First Word: Spider-Man Homecoming is a good movie, but not quite as good as the 93% on Rotten Tomatoes would imply. This film often undermines the emotional stakes of the film for an easy laugh. However, Spider-Man Homecoming at its core is a fun summer blockbuster.
Synopsis: When Peter stumbles across a criminal organization making and selling weapons out of leftover technology from various superhero/supervillain battles, he springs into action, despite warnings from Tony (Robert Downey Jr.) and Happy (Jon Favreau) to leave things to more seasoned crime-fighters. 7.5/10
Characterization: I really like Holland’s effort to mix true-blue “friendly neighborhood Spider-Man” heroism with a teen boy’s natural immaturity and awkwardness, but he needs a better movie. The concept is to show Peter’s high-school experience as a dweeb with a secret (a rival boy refers to him as “Penis Parker” a half-dozen times) who has a curious internship with Stark Enterprises (which makes Iron Man a co-star in the film). The result, however, is one problematic scene after another. What’s good? Jacob Batalon as Peter’s tech-nerd buddy and Zendaya as a sarcastic, tomboyish brainiac always poking Peter for quality sidekicks. But the rest of his school experience makes little sense. Like how does Peter not get expelled from school when he seems to leave every day, whenever he wants, for crime-fighting? And that “Homecoming” part of the title proves meaningless to the title. And his teen romance is a heat-free snore. And in the “hero can only be as good as his villain” department, Holland doesn’t get much help from Michael Keaton as businessman Adrian Toomes/Vulture. The guy’s got his own flying suit, made with alien-material left over from an Avengers fight that his company was hired to clean up for salvage. But then the feds pushed him, and he got mad in a “These guys are always screwing the little guy” theme that goes nowhere. A half-dozen credited screenwriters on this film couldn’t figure out anything for him and his henchmen to do, so Keaton spends almost all of his time in dark warehouses working on alien-scrap metal weapons that he sells underground to bad guys. Keaton basically plays a disgruntled dad out in the garage. They also couldn’t figure out how to use talents like Marisa Tomei as Peter’s aunt (she’s basically window dressing as the “hot aunt”) or Donald Glover as a low-level crook (his role is an embarrassingly underwritten waste).

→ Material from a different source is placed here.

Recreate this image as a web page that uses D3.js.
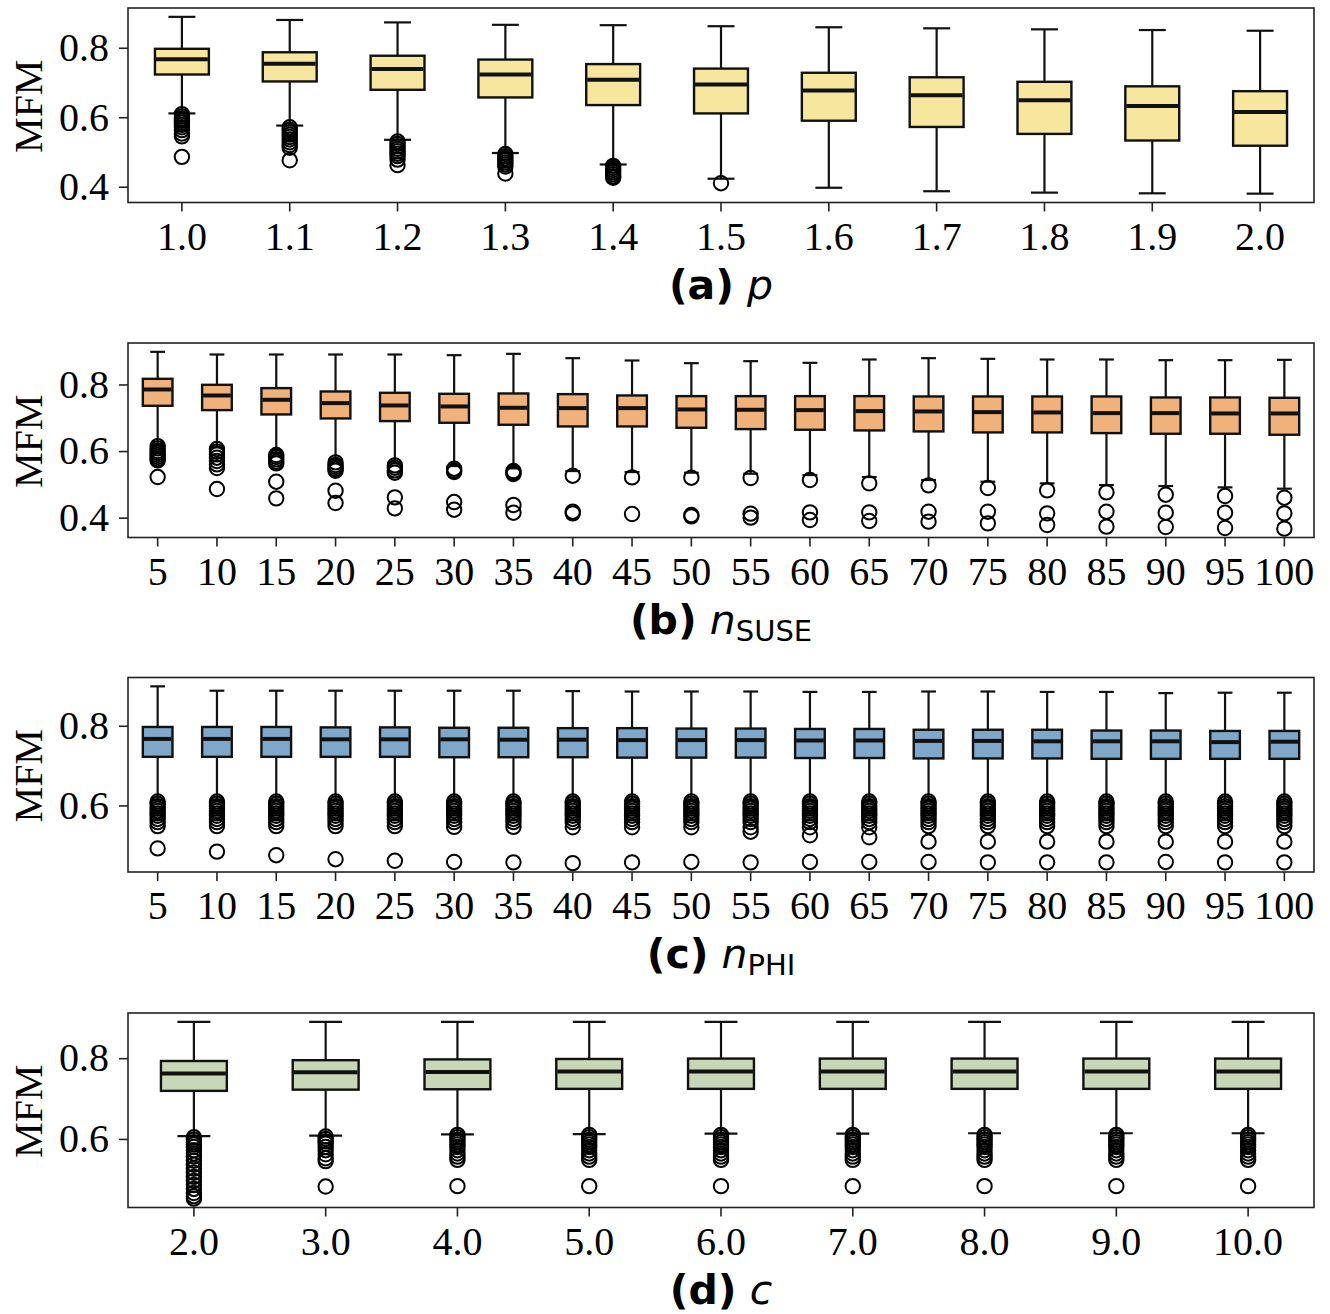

Tyne Daly as a tight-lipped fed and Bokeem Woodbine as a henchmen with an alien toy have cameos so poorly conceived that they should have been played by unknowns because they’re distracting. Better yet, they should have been scrapped. And then there’s the glorified cameo appearances of Robert Downey Jr. as Tony Stark, who’s more playboy-jerk here than ever in limited screen time as a pseudo-father figure. Then there’s Jon Favreau as Stark’s sideman/chauffeur, who’s tasked with mentoring young Peter and then spends the film ignoring him in a completely phoned-in performance. 6.5/10
Cinematography: Indie-filmmaker John Watts made a movie full of jokes and two great action sequences. The scene on the Washington Monument and the Ferry are great. However, most of the actions scenes in this movie are shot in the dark and there is a noticeable shadow. It is often difficult to completely see what is going on during moments of intense action. 7/10
Conclusion: I love Spider-Man so this review could be a little harsh. I did find this film entertaining, however, I also found it to be poorly crafted. I enjoyed Tom Holland in the role, but as a whole Spider-Man: Homecoming is coolly calculated to be the “fun Spider-Man movie,” but when it is about nothing, someone didn’t take it seriously enough.